Author(s): Adam Hales, Laureana Lazarte
Mentor(s): Yu-Ya Liang
Institution UVU
A recently discovered putative DNA virus causes significant damage to Brassica species in Utah. This virus, vectored by Brevicoryne brassicae, the cabbage aphid, induces necrotic lesions and brittle leaves in infected plants. Plant viruses are becoming increasingly problematic as climate change expands the range of vectors, exposing plants to novel pathogens. The objective of this study was to investigate the genetic basis of resistance to this virus. A total of 200 accessions from 10 different Brassica species were used, some of which had been previously reported for virus resistance. These plants were grown in a greenhouse setting using a randomized complete block design (RCBD) with three replicates, and leaf tissue was collected for DNA extraction and sequencing. After 45 days, plants were inoculated with the virus via plant tissue from a symptomatic cabbage aphid colony. After inoculation, disease evaluation was conducted using a newly developed disease severity rating (DSR) system tailored to this virus-host interaction. The DSR used a scale from 1 to 10 to assess the plant’s condition following infection, where a score of '1' indicated complete plant health, and '10' represented complete plant death. The results showed an average DSR of 6.14 for all accessions.
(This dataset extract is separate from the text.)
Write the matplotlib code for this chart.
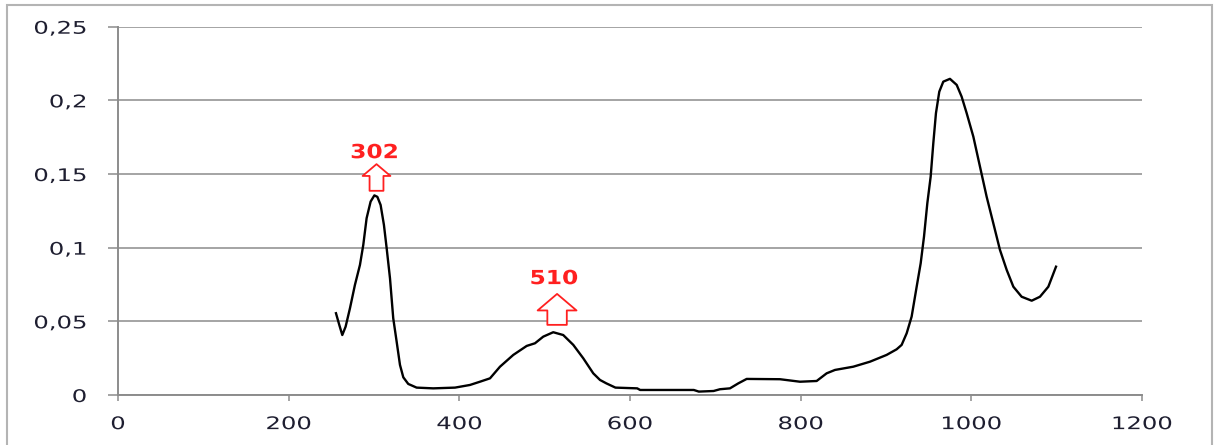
import matplotlib

matplotlib.use("Agg")
import matplotlib.pyplot as plt
from matplotlib import patheffects
from matplotlib.patches import Rectangle
from matplotlib.transforms import Affine2D

# spectre (longueur d'onde, absorbance)
wavelength = [255.5, 259.4, 262.9, 266.8, 271.9, 277.7, 283.6, 287.5, 291.4,
              296.1, 300.5, 304, 307.8, 311.7, 314.9, 318.8, 322.6, 326.6,
              330.5, 334.4, 340.2, 350, 369.5, 395, 412.5, 424.2, 436, 447.7,
              463.3, 479, 488.7, 498.4, 510.1, 521.8, 533.6, 545.3, 557,
              564.9, 572.3, 583, 608.5, 612, 674.8, 680.7, 698, 705.5, 717.2,
              727, 736.8, 775.8, 799.3, 818.8, 830.5, 840.3, 861.7, 881.3,
              900.8, 912.5, 918.4, 924.3, 930.1, 936, 940.7, 944.6, 948.5,
              952.4, 955.5, 958.6, 962.5, 967.2, 975, 982.9, 988.7, 994.6,
              1002.4, 1010.2, 1018, 1025.8, 1033.6, 1041.5, 1049.3, 1059,
              1070.8, 1080.5, 1090.3, 1099.3]
absorbance = [0.0555, 0.0475, 0.0407, 0.0464, 0.0589, 0.0747, 0.0883, 0.1019,
              0.12, 0.1313, 0.1355, 0.1345, 0.129, 0.1154, 0.0996, 0.0792,
              0.0521, 0.0362, 0.0204, 0.012, 0.0075, 0.005, 0.0045, 0.005,
              0.0068, 0.009, 0.0113, 0.0192, 0.0272, 0.0333, 0.0351, 0.0396,
              0.0426, 0.0407, 0.034, 0.0249, 0.0147, 0.0102, 0.0079, 0.005,
              0.0045, 0.0034, 0.0034, 0.0023, 0.0027, 0.0039, 0.0045, 0.0079,
              0.0109, 0.0107, 0.009, 0.0095, 0.0147, 0.017, 0.0192, 0.0226,
              0.0272, 0.031, 0.034, 0.0419, 0.0532, 0.0735, 0.0894, 0.1075,
              0.1302, 0.1482, 0.1709, 0.1913, 0.2059, 0.2127, 0.2146, 0.2105,
              0.2025, 0.1913, 0.1754, 0.155, 0.1346, 0.1166, 0.0985, 0.0849,
              0.0735, 0.0667, 0.064, 0.0667, 0.0735, 0.0871]

peak_labels = ["302", "510"]
peak_x = [300.6, 511]
label_y = [0.1645, 0.079]
arrow_x = [303, 514.6]
arrow_bottom = [0.1386, 0.0476]
arrow_top = [0.1567, 0.0686]

x_ticks = [0, 200, 400, 600, 800, 1000, 1200]
y_ticks = [0, 0.05, 0.1, 0.15, 0.2, 0.25]
y_tick_labels = ["0", "0,05", "0,1", "0,15", "0,2", "0,25"]


class Stretch(patheffects.AbstractPathEffect):
    # élargit le texte horizontalement autour d'un point d'ancrage
    def __init__(self, sx, frac):
        super().__init__()
        self.sx = sx
        self.frac = frac

    def draw_path(self, renderer, gc, tpath, affine, rgbFace=None):
        ext = tpath.get_extents()
        px = ext.x0 + self.frac * ext.width
        t = Affine2D().translate(-px, 0).scale(self.sx, 1).translate(px, 0)
        renderer.draw_path(gc, tpath, t + affine, rgbFace)


grid_color = "#8c8c8c"
text_color = "#1e1e30"

fig = plt.figure(figsize=(12.16, 4.45), dpi=100)
ax = fig.add_axes([0.097, 0.1124, 0.9391 - 0.097, 0.940 - 0.1124])

ax.plot(wavelength, absorbance, color="black", lw=1.7, zorder=3,
        solid_joinstyle="round")

for lab, px, ly, xa, yb, yt in zip(peak_labels, peak_x, label_y,
                                    arrow_x, arrow_bottom, arrow_top):
    ax.text(px, ly, lab, color="#ff2020", fontsize=14, fontweight="bold",
            ha="center", va="center",
            path_effects=[Stretch(1.2, 0.5)])
    scale = 10 if lab == "302" else 14
    ax.annotate("", xy=(xa, yt), xytext=(xa, yb),
                arrowprops=dict(arrowstyle="simple,head_length=0.85,head_width=2.0,tail_width=1.0",
                                fc="white", ec="#ff2020", lw=1.3,
                                mutation_scale=scale, shrinkA=0, shrinkB=0))

ax.set_xlim(0, 1200)
ax.set_ylim(0, 0.25)
ax.set_xticks(x_ticks)
ax.set_yticks(y_ticks)
ax.set_yticklabels(y_tick_labels)
ax.grid(axis="y", color=grid_color, lw=1.1)
ax.set_axisbelow(True)

for side in ["top", "right"]:
    ax.spines[side].set_visible(False)
for side in ["left", "bottom"]:
    ax.spines[side].set_color(grid_color)
    ax.spines[side].set_linewidth(1.4)

ax.tick_params(axis="y", length=7.5, width=1.1, color=grid_color, pad=15,
               labelsize=12.5, labelcolor=text_color)
ax.tick_params(axis="x", length=4.5, width=1.1, color=grid_color, pad=10,
               labelsize=12.5, labelcolor=text_color)
for lbl in ax.get_yticklabels():
    lbl.set_path_effects([Stretch(1.4, 1.0)])
for lbl in ax.get_xticklabels():
    lbl.set_path_effects([Stretch(1.4, 0.5)])

fig.patches.append(Rectangle((0.0058, -0.02), 0.9967 - 0.0058, 0.989 + 0.02,
                             transform=fig.transFigure, fill=False,
                             ec="#b4b4b4", lw=1.5))

fig.savefig("out.png", dpi=100)
plt.close()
B. oleracea accessions had the lowest average DSR of 5.05, while B. juncea accessions had the highest DSR of 7.64. Notably, B. rapa, a host with previously reported virus resistance, had an average DSR of 7.43. The data also indicated that the DSR followed a normal distribution in B. oleracea. Therefore, the phenotypic data and SNP information from B. oleracea will be used in a Genome-Wide Association Study (GWAS) to identify regions associated with responses to this virus. The findings from this study can then be utilized in breeding efforts to safeguard this genus against this dangerous pathogen.